10 Responses to Early Risers

  1. Ooo I could see them, those precious little hoops of an emerging seedling. Hopefully your peppers will be fast germinators and will put in an appearance in a few more days 🙂

  2. farmerkhaiti says:

    YAY!!!! Love those little shapes of tomato sproutings! And when they grow up, that tomato plant smell- ahh my favorite!

    • It is a VERY distinct smell. I did a “tomato jungle” approach last year and after a while I began to hate the tomato plant smell because it made me think of having to hunt down my tomatoes every day. I’m going for the trellis, single stem approach this year.

  3. FreeRangeCow says:

    Yay! That means you’ll get robust reds friends, I know it!

  4. Jen Gardener says:

    Yay, they came! See, patience is a virtue.

  5. nebraskadave says:

    Jones, I’m with you. Seeds take way too long to sprout.
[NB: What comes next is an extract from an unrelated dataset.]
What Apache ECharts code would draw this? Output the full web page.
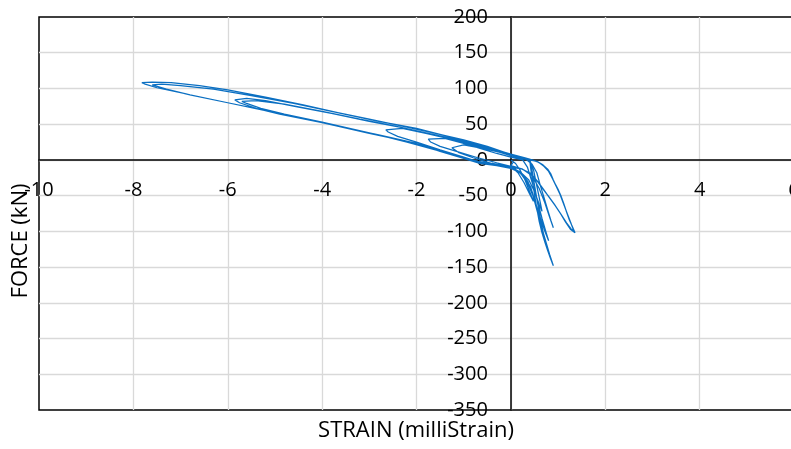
<!DOCTYPE html>
<html>
<head>
<meta charset="utf-8">
<script src="https://cdn.jsdelivr.net/npm/echarts@6/dist/echarts.min.js"></script>
<style type="text/css">
html,body{margin:0;padding:0;background:#fff;}
#chart{width:791px;height:449px;}
</style>
</head>
<body>
<div id="chart"></div>
<script type="text/javascript">
// strain (milliStrain) / force (kN), in loading order
var strain = [
  0, 0.1, 0.2, 0.3, 0.4, 0.48, 0.4, 0.28, 0.15, 0, -0.3,
  -0.7, -1.1, -1.5, -1.7, -1.75, -1.4, -1, -0.6, -0.3, 0, 0.25,
  0.35, 0.42, 0.5, 0.58, 0.66, 0.74, 0.8, 0.72, 0.6, 0.48, 0.35, 0.2, 0.05, -0.3, -0.66,
  -1, -1.5, -2, -2.4, -2.6, -2.65, -2.3, -1.8, -1.2, -0.7, -0.3, 0, 0.2, 0.4,
  0.48, 0.53, 0.58, 0.63, 0.66, 0.6, 0.5, 0.38, 0.2, 0, -0.4,
  -0.8, -1.1, -1.25, -1.0, -0.6, -0.2, 0.15, 0.4,
  0.55, 0.68, 0.78, 0.85, 0.9, 0.95, 1.0, 1.06, 1.12, 1.18, 1.24, 1.3, 1.36,
  1.32, 1.26, 1.16, 1.05, 0.92, 0.8, 0.66, 0.54, 0.4, 0.2, 0, -0.4, -0.7,
  -1, -1.5, -2, -3, -4, -4.9, -5.4, -5.75, -5.85, -5.6, -5.2, -4.5, -3.8, -3, -2.3, -1.6, -1, -0.5, -0.1, 0.2, 0.4,
  0.42, 0.46, 0.5, 0.55, 0.6, 0.66, 0.72, 0.78, 0.84, 0.9,
  0.86, 0.8, 0.72, 0.64, 0.55, 0.46, 0.36, 0.2, 0, -0.3, -0.66,
  -1, -1.5, -2, -2.8, -4, -4.9, -6, -7, -7.5, -7.75, -7.82,
  -7.6, -7.2, -6.6, -6, -5.2, -4.4, -3.6, -2.8, -2, -1.4, -0.8, -0.4, 0, 0.3, 0.45,
  0.58, 0.7, 0.8, 0.88, 0.96, 1.04, 1.12, 1.2, 1.27, 1.33,
  1.28, 1.18, 1.06, 0.94, 0.82, 0.7, 0.58, 0.44, 0.25, 0, -0.4, -0.7,
  -1.1, -1.6, -2.2, -3, -4, -5, -6, -6.8, -7.3, -7.55, -7.6,
  -7.4, -7, -6.3, -5.5, -4.6, -3.8, -3, -2.2, -1.6, -1, -0.5, -0.1, 0.2, 0.4,
  0.45, 0.5, 0.56, 0.62, 0.68, 0.75, 0.82, 0.88,
  0.82, 0.74, 0.66, 0.58, 0.5, 0.42, 0.3, 0.15, 0, -0.4, -0.7,
  -1.1, -1.6, -2.2, -3, -4, -4.8, -5.3, -5.6, -5.7,
  -5.4, -4.8, -4, -3.2, -2.5, -1.8, -1.2, -0.6, -0.2, 0.1, 0.3,
  0.45, 0.55, 0.62, 0.7, 0.78, 0.85, 0.9,
  0.82, 0.72, 0.6, 0.45, 0.25, 0, 0.05
];
var force = [
  0, -5, -15, -28, -45, -58, -48, -32, -18, -9, -4,
  3, 11, 19, 25, 29, 30, 23, 15, 9, 4, 0,
  -10, -25, -42, -62, -82, -100, -113, -100, -76, -52, -32, -18, -11, -6, -3,
  4, 14, 25, 33, 39, 42, 44, 37, 28, 19, 12, 6, 2, 0,
  -14, -30, -46, -62, -72, -62, -44, -28, -17, -10, -5,
  3, 10, 17, 21, 16, 10, 4, 0,
  -2, -7, -13, -20, -28, -35, -41, -50, -61, -73, -84, -93, -102,
  -101, -97, -87, -75, -62, -51, -39, -28, -18, -12, -9, -5, -2,
  3, 13, 23, 37, 52, 64, 72, 80, 84, 86, 83, 74, 65, 54, 45, 35, 26, 17, 9, 4, 0,
  -12, -30, -48, -68, -86, -102, -115, -127, -138, -148,
  -140, -128, -110, -92, -70, -48, -30, -18, -12, -8, -5,
  2, 12, 23, 35, 52, 65, 80, 94, 101, 106, 108,
  109, 108, 104, 98, 88, 77, 65, 54, 44, 34, 24, 16, 8, 3, 0,
  -3, -9, -16, -26, -37, -48, -62, -76, -88, -99,
  -97, -88, -76, -64, -53, -42, -31, -20, -13, -10, -6, -3,
  5, 14, 25, 38, 52, 66, 80, 91, 99, 104, 105,
  106, 104, 99, 90, 79, 68, 57, 46, 37, 28, 19, 10, 4, 1,
  -15, -35, -58, -80, -100, -118, -133, -145,
  -132, -114, -96, -76, -55, -38, -25, -16, -11, -6, -2,
  5, 15, 26, 38, 53, 64, 72, 79, 82,
  83, 78, 68, 57, 48, 38, 29, 19, 11, 5, 2,
  -6, -18, -35, -52, -70, -85, -95,
  -80, -60, -40, -22, -13, -8, -3
];
var xTicks = {min: -10, max: 6, step: 2};
var yTicks = {min: -350, max: 200, step: 50};

var points = [];
for (var i = 0; i < strain.length; i++) {
  points.push([strain[i], force[i]]);
}

// plot box in pixels; axes cross at 0, so shift them there with offset
var box = {left: 39, right: 794, top: 17, bottom: 410};
var x0 = box.left + (0 - xTicks.min) / (xTicks.max - xTicks.min) * (box.right - box.left);
var y0 = box.top + (yTicks.max - 0) / (yTicks.max - yTicks.min) * (box.bottom - box.top);

var font = 'Open Sans';
var chart = echarts.init(document.getElementById('chart'));
var option = {
  animation: false,
  grid: {
    left: box.left, right: 791 - box.right, top: box.top, bottom: 449 - box.bottom,
    outerBoundsMode: 'none',
    containLabel: false,
    show: true, borderColor: '#000', borderWidth: 1.5,
    backgroundColor: 'transparent'
  },
  xAxis: {
    type: 'value',
    position: 'bottom',
    offset: -(box.bottom - y0),
    min: xTicks.min, max: xTicks.max, interval: xTicks.step,
    axisLine: {onZero: false, lineStyle: {color: '#000', width: 1.5}},
    axisTick: {show: false},
    axisLabel: {color: '#000', fontSize: 20, fontFamily: font, margin: 20, hideOverlap: false},
    splitLine: {showMinLine: false, showMaxLine: false, lineStyle: {color: '#d9d9d9', width: 1.3}}
  },
  yAxis: {
    type: 'value',
    position: 'left',
    offset: -(x0 - box.left),
    min: yTicks.min, max: yTicks.max, interval: yTicks.step,
    axisLine: {onZero: false, lineStyle: {color: '#000', width: 1.5}},
    axisTick: {show: false},
    axisLabel: {color: '#000', fontSize: 20, fontFamily: font, margin: 23, hideOverlap: false},
    splitLine: {showMinLine: false, showMaxLine: false, lineStyle: {color: '#d9d9d9', width: 1.3}}
  },
  series: [{
    type: 'line',
    data: points,
    showSymbol: false,
    symbol: 'none',
    lineStyle: {color: '#0a6fc2', width: 1.25},
    z: 1
  }],
  graphic: [
    {
      type: 'text', x: 416, y: 431,
      style: {text: 'STRAIN (milliStrain)', fontSize: 22, fontFamily: font, fill: '#000', align: 'center', verticalAlign: 'middle'}
    },
    {
      type: 'text', x: 21, y: 241, rotation: Math.PI / 2,
      style: {text: 'FORCE (kN)', fontSize: 22, fontFamily: font, fill: '#000', align: 'center', verticalAlign: 'middle'}
    }
  ]
};
chart.setOption(option);
window.onresize = chart.resize;
</script>
</body>
</html>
Mine reside in the basement on the heat mat covered with plastic wrap to keep the soil from drying out but as of yet there’s no sign of life. Onions are what I planted a couple days ago. The package says two weeks to germinate. Good gracious, that seems like a long time when waiting. I’m hoping the heat mat will encourage them to sprout a little sooner than that.

    It’s a bit too soon for tomatoes and peppers here in Nebraska. I will start them in March as the last frost day is May 15th. Many folks have tried to plant tomatoes in the ground earlier but I don’t think it really matters to try that as the ground itself is not warm enough for the tomatoes to start growing toward maturity. They can be covered to keep from freezing on those last couple frosty nights but over all those early planted tomatoes don’t really produce all that much earlier than those planted later. I’d rather spend my time doing other things than trying to keep tomatoes alive that shouldn’t be planted yet.

    Have a great seed starting day.

    • Normally our frost date is April 1st, but this winter has been pretty warm so far. I have already been leaving some of my spring plants outside overnight. This weekend it is supposed to cool down a bit, but no hard frosts. It’s like a non-winter for us.

      When I checked on the blocks last night and this morning there was one little Anaheim pepper loop coming up. Wahoo!